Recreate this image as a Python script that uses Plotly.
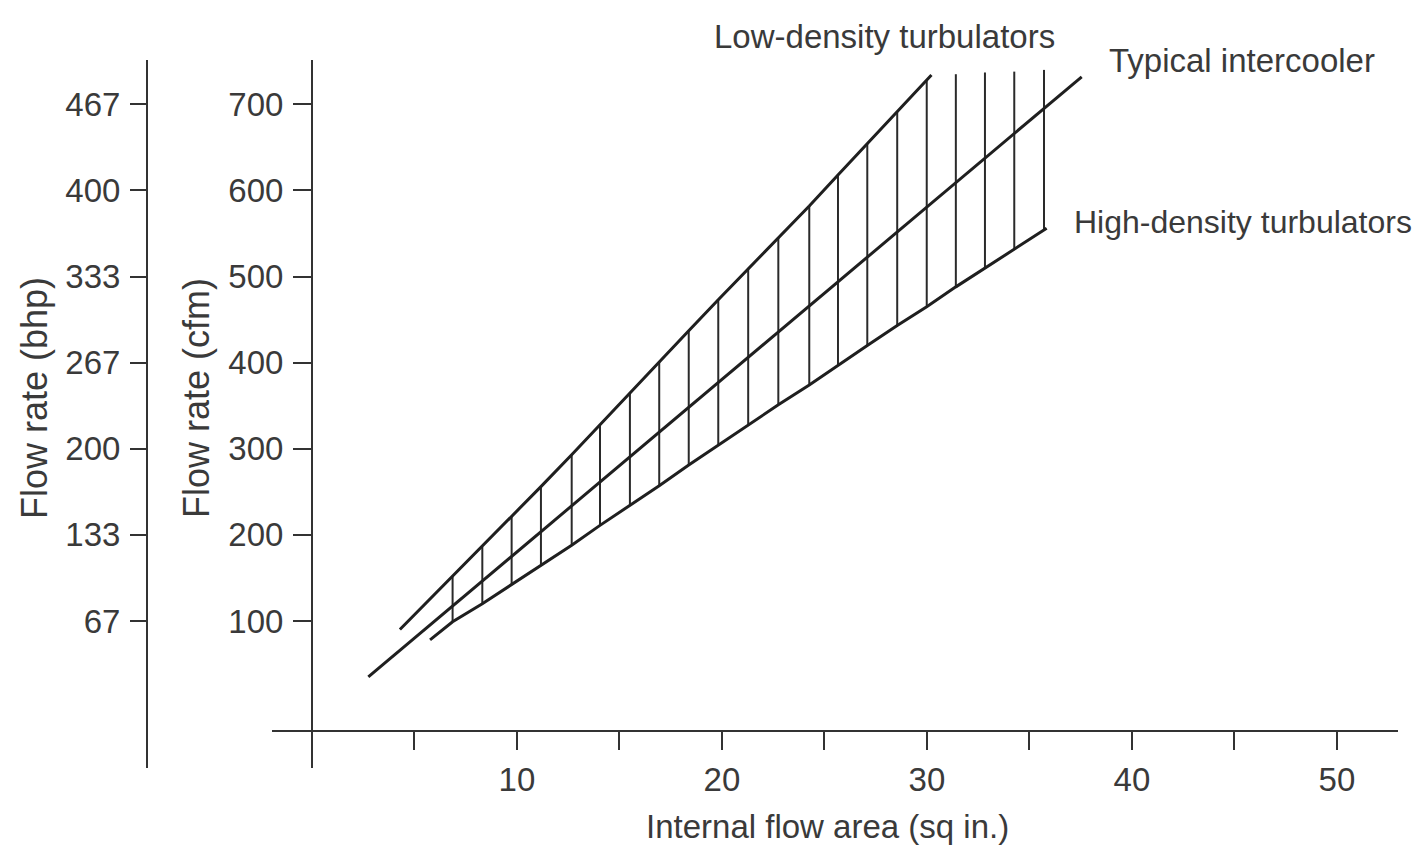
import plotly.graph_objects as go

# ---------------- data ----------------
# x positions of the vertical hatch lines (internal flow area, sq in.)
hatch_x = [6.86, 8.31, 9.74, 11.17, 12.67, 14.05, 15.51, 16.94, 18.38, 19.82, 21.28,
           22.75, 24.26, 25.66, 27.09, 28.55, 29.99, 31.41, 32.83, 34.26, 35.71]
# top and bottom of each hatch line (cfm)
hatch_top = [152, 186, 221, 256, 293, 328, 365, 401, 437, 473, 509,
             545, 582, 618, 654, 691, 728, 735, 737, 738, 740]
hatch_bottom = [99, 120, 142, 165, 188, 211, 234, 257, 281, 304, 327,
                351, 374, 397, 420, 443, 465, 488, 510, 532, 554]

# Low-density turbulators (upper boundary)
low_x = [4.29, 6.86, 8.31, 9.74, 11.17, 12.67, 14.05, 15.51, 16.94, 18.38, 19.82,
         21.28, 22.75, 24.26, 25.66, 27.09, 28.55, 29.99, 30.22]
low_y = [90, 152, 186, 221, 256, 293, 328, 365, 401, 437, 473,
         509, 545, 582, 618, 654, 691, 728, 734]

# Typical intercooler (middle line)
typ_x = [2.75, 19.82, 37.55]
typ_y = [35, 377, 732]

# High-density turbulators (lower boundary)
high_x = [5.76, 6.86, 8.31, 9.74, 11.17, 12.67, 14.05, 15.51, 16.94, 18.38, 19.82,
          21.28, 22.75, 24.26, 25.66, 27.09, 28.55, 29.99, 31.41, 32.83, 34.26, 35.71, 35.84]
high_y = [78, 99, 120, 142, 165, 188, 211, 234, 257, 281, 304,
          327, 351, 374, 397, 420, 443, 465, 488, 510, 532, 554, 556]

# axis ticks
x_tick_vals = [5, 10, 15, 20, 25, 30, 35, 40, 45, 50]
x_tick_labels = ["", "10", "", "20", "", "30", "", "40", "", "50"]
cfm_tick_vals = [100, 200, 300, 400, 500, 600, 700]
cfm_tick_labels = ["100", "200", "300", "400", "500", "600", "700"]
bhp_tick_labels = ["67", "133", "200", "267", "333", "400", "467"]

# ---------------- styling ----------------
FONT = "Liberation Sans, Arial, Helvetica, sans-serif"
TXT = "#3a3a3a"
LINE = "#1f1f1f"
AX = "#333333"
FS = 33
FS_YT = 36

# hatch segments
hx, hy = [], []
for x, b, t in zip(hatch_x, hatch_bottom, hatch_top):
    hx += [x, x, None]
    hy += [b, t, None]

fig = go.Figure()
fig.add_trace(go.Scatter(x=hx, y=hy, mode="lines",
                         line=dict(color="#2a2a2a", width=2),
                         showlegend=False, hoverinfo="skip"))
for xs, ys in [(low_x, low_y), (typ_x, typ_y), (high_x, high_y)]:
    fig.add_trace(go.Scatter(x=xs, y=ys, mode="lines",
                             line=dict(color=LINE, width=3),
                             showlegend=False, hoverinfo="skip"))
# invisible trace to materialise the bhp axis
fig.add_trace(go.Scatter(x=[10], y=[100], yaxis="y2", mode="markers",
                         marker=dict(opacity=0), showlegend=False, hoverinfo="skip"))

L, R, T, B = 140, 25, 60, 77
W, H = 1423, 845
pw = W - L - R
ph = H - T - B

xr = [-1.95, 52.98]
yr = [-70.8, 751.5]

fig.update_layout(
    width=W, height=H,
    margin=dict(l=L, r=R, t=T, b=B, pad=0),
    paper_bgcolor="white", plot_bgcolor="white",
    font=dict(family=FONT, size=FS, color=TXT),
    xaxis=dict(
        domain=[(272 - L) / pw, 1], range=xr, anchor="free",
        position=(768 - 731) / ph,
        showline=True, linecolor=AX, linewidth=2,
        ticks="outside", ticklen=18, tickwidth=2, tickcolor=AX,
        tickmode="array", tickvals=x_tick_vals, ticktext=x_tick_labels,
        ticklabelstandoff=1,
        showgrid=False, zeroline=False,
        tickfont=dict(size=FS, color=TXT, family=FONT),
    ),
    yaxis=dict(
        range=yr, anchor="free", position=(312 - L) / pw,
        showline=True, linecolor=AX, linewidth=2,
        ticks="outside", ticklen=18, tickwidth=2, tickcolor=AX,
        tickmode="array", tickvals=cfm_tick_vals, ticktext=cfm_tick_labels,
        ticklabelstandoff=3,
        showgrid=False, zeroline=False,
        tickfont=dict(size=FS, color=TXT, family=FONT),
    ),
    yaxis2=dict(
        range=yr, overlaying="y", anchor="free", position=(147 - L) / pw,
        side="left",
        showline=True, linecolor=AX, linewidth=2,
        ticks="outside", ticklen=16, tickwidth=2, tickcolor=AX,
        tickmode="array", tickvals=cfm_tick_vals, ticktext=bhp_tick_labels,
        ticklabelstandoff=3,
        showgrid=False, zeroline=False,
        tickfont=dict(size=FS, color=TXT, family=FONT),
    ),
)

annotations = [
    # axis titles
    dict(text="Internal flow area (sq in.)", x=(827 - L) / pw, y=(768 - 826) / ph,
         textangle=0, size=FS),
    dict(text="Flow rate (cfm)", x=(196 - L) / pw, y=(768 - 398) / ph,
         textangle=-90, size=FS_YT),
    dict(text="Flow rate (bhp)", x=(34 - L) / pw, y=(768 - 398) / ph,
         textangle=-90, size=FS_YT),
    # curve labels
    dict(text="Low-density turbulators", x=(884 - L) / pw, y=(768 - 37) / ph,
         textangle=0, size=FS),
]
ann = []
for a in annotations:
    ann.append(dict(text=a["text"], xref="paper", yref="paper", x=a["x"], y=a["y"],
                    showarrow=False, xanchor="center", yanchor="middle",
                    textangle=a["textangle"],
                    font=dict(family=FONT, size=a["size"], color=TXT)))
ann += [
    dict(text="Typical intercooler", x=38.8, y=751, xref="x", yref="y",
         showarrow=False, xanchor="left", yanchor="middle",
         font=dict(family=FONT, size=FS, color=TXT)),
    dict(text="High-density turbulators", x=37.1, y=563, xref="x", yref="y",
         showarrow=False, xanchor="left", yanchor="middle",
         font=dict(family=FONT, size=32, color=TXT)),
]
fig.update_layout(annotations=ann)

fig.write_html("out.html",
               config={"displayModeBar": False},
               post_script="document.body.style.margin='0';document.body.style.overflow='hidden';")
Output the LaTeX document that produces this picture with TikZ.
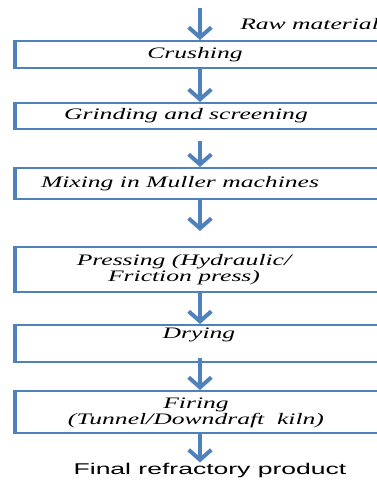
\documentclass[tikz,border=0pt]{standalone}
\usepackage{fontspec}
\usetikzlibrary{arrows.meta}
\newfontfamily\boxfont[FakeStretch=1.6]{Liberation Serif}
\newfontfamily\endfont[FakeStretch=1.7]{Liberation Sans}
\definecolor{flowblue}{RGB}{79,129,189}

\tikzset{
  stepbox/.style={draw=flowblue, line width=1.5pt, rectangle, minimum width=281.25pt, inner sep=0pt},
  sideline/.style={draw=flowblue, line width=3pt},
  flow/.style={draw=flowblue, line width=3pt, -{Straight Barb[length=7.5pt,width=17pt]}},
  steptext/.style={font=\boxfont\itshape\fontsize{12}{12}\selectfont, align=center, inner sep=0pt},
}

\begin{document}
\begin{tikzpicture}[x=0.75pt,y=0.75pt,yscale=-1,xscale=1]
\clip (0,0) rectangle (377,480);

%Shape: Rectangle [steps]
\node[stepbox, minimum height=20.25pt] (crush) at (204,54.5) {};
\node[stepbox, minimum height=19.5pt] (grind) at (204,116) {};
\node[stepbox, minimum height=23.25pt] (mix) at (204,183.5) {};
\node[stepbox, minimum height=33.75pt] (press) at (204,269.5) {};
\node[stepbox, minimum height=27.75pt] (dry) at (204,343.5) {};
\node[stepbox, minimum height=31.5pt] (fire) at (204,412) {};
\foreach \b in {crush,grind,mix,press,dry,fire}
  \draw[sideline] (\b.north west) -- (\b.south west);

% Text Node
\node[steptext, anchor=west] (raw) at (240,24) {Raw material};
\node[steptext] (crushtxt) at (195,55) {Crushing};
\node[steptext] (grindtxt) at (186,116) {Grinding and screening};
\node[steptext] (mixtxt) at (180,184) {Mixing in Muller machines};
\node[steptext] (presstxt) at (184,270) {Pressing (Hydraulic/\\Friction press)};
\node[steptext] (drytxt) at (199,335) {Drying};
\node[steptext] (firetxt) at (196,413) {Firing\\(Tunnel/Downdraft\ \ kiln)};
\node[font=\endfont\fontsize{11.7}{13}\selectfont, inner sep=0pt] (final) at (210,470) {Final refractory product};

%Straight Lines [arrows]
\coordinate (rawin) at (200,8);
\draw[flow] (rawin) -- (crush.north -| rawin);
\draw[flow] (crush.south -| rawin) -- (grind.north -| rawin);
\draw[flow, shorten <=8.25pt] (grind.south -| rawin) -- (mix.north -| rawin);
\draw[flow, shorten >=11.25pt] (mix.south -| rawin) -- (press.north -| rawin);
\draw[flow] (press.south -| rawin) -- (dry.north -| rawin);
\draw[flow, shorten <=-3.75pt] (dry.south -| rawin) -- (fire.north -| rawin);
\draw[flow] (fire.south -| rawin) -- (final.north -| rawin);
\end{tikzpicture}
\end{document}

◆ INSTRUCTION
Copy the lines above exactly, starting with the line that contains "Output the LaTeX" and ending with the line that contains "-- (\b.south west);", and leave out any pictures.

◆ FINISHED EXERCISE
Output the LaTeX document that produces this picture with TikZ.
\documentclass[tikz,border=0pt]{standalone}
\usepackage{fontspec}
\usetikzlibrary{arrows.meta}
\newfontfamily\boxfont[FakeStretch=1.6]{Liberation Serif}
\newfontfamily\endfont[FakeStretch=1.7]{Liberation Sans}
\definecolor{flowblue}{RGB}{79,129,189}

\tikzset{
  stepbox/.style={draw=flowblue, line width=1.5pt, rectangle, minimum width=281.25pt, inner sep=0pt},
  sideline/.style={draw=flowblue, line width=3pt},
  flow/.style={draw=flowblue, line width=3pt, -{Straight Barb[length=7.5pt,width=17pt]}},
  steptext/.style={font=\boxfont\itshape\fontsize{12}{12}\selectfont, align=center, inner sep=0pt},
}

\begin{document}
\begin{tikzpicture}[x=0.75pt,y=0.75pt,yscale=-1,xscale=1]
\clip (0,0) rectangle (377,480);

%Shape: Rectangle [steps]
\node[stepbox, minimum height=20.25pt] (crush) at (204,54.5) {};
\node[stepbox, minimum height=19.5pt] (grind) at (204,116) {};
\node[stepbox, minimum height=23.25pt] (mix) at (204,183.5) {};
\node[stepbox, minimum height=33.75pt] (press) at (204,269.5) {};
\node[stepbox, minimum height=27.75pt] (dry) at (204,343.5) {};
\node[stepbox, minimum height=31.5pt] (fire) at (204,412) {};
\foreach \b in {crush,grind,mix,press,dry,fire}
  \draw[sideline] (\b.north west) -- (\b.south west);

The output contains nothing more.